3. European Union’s Covid-19 travel pass discriminates against the developing world
Kamala Thiagarajan for the South China Morning Post
on the EU’s travel “green pass”
“Ever since the coronavirus pandemic began, Asians have been vocal about hate that has rocked their communities worldwide,” says Kamala Thiagarajan in the South China Morning Post. This discrimination can take many forms and is often “far more insidious” than blatant threats or outright physical harm, “especially when it creeps into social discourse through official policy”. For Thiagarajan, an example of this kind of “hidden bias” can be found in the European Union’s Digital Covid Certificate, launched on 1 July. “The ‘green pass’, as it is more popularly known, will disproportionately affect people of colour, discriminating widely against Asians, Africans and much of the developing world,” Thiagarajan writes. “In a Covid-19 world, it’s evident that vaccines are becoming the new tools of discrimination and division.”

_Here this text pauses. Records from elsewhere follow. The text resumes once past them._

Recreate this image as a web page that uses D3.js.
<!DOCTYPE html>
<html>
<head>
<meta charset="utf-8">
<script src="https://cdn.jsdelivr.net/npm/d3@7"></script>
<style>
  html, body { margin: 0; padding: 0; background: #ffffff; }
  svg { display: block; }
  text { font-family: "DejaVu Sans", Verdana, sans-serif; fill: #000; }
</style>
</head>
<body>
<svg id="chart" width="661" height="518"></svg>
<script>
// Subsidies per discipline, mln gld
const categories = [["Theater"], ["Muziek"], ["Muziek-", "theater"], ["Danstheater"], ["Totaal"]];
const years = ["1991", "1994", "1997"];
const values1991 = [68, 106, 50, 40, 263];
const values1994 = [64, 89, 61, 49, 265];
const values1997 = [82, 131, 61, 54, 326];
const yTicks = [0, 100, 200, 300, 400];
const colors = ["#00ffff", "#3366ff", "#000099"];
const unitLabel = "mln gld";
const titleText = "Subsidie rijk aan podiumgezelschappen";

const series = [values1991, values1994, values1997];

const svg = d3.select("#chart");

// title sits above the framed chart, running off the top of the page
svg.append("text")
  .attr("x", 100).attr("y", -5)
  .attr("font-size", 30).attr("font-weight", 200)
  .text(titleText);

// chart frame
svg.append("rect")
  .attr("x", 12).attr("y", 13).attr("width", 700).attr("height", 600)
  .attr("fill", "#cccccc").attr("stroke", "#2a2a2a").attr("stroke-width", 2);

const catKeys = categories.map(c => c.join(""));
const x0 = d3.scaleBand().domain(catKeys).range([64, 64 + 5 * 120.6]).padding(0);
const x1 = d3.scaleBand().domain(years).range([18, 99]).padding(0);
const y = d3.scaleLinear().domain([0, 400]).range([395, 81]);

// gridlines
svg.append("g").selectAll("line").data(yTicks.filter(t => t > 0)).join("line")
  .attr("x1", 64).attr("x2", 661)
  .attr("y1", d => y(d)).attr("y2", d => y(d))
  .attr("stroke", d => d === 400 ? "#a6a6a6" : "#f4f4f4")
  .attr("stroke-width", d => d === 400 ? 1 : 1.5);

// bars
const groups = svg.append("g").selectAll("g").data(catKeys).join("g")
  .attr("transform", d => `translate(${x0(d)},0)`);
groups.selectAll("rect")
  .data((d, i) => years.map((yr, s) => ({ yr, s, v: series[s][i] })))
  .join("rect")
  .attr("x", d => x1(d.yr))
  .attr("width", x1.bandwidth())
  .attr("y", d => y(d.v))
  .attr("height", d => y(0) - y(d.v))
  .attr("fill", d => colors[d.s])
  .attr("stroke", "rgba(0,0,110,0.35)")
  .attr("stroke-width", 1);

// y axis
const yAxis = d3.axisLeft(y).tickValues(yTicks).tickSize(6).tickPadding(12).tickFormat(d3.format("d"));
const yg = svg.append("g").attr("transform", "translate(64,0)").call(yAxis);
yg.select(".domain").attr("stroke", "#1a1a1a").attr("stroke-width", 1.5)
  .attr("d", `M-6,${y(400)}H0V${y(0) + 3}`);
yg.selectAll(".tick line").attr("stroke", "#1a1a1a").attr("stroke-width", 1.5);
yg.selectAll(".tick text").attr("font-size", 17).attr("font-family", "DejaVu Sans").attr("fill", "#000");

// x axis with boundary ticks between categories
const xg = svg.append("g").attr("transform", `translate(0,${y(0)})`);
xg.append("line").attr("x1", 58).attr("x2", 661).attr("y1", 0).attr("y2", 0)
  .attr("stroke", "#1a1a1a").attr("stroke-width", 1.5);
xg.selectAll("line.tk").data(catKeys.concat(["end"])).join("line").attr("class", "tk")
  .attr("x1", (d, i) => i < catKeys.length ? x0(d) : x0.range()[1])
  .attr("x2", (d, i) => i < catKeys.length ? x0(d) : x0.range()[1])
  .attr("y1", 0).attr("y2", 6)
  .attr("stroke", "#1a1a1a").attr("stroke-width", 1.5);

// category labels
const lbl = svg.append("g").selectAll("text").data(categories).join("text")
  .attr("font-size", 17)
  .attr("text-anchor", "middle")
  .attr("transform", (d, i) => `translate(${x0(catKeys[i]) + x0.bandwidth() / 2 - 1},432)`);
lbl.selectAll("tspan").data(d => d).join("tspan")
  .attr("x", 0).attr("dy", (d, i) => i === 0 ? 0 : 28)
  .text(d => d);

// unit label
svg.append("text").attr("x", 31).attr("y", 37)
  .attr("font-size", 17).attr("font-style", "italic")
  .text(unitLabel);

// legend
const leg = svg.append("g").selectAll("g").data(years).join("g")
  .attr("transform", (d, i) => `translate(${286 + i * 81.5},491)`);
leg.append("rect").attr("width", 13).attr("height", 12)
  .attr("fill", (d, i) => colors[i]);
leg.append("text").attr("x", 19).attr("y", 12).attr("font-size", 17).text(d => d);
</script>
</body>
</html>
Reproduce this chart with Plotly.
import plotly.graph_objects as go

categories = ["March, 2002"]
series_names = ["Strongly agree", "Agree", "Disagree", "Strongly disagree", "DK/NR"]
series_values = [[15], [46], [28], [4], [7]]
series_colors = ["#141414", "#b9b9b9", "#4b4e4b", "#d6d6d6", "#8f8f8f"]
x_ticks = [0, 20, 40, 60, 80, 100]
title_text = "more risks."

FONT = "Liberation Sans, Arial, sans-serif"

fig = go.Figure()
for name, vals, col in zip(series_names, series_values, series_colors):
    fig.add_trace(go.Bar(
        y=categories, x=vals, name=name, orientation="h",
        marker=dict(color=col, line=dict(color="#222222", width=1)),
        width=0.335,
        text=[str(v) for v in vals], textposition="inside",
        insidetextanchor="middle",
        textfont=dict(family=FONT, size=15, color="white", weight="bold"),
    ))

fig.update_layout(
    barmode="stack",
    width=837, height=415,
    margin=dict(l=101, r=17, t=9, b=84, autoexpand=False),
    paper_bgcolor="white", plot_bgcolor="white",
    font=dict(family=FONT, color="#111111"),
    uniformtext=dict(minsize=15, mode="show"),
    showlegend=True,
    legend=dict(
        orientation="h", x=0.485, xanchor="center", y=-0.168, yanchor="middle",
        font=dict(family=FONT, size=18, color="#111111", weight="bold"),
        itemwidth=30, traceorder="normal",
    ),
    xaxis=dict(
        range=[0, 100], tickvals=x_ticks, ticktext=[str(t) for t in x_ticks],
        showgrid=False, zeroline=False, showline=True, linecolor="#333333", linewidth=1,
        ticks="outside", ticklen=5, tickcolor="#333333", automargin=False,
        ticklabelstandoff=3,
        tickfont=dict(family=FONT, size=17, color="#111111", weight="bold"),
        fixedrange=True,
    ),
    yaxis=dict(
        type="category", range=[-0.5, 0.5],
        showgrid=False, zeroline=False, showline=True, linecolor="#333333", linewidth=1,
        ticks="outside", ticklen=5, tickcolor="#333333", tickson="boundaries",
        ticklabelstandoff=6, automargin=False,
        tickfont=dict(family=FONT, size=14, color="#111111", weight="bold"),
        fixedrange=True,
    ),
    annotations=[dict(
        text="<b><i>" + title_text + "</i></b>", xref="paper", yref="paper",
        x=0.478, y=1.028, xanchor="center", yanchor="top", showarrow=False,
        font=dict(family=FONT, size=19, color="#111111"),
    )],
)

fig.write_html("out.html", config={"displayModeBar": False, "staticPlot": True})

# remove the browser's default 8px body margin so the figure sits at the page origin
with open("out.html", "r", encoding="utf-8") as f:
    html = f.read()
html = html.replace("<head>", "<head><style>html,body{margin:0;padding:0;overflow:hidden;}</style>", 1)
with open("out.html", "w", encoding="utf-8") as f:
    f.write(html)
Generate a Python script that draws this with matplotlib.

4. Children should never have been locked down
Sunetra Gupta for The Telegraph
on Covid tests for children
“Nowhere has the injustice of lockdowns been more apparent than in what they have required of children,” writes Sunetra Gupta, a professor of theoretical epidemiology at the University of Oxford, in The Telegraph. For more than a year they’ve been forced to forgo their schooling, endure “uncertainties imposed by test, track and isolate policies” and access their education in a “dystopian atmosphere of masks, Perspex barriers and all the crude and corrosive accoutrements of social distancing”. Even when other lockdown measures ease this month, children will still be subjected to regular testing. “There is no point,” writes Gupta, “as this opens up the possibility that paranoid teachers and parents will impose further restrictions on them.”
5. Gareth Southgate knows what women need
Alice Thomson for The Times
on the beloved England manager
Gareth Southgate “may no longer wear a waistcoat” but he’s the ultimate middle-aged crush, says Alice Thomson in The Times. A recent Twitter thread where women shared their fantasies about the England manager went viral – but they were mostly PG-rated; “for some it was watching Gareth doing 8lb of ironing in an hour, for others it was a cup of tea and a foot massage, toast buttered up to the edges or just an arm round their shoulders and a ‘well done’”. These rather dull daydreams “sounded like a plea for help”, writes Thomson. “No one suggested Love Island toe-sucking or winning the semi-final; what they really wanted was someone to appreciate their efforts and help manage their lives, their health and their children.” The government, says Thomson, needs to listen up and “show emotional intelligence in appreciating that women have suffered most in the past year”.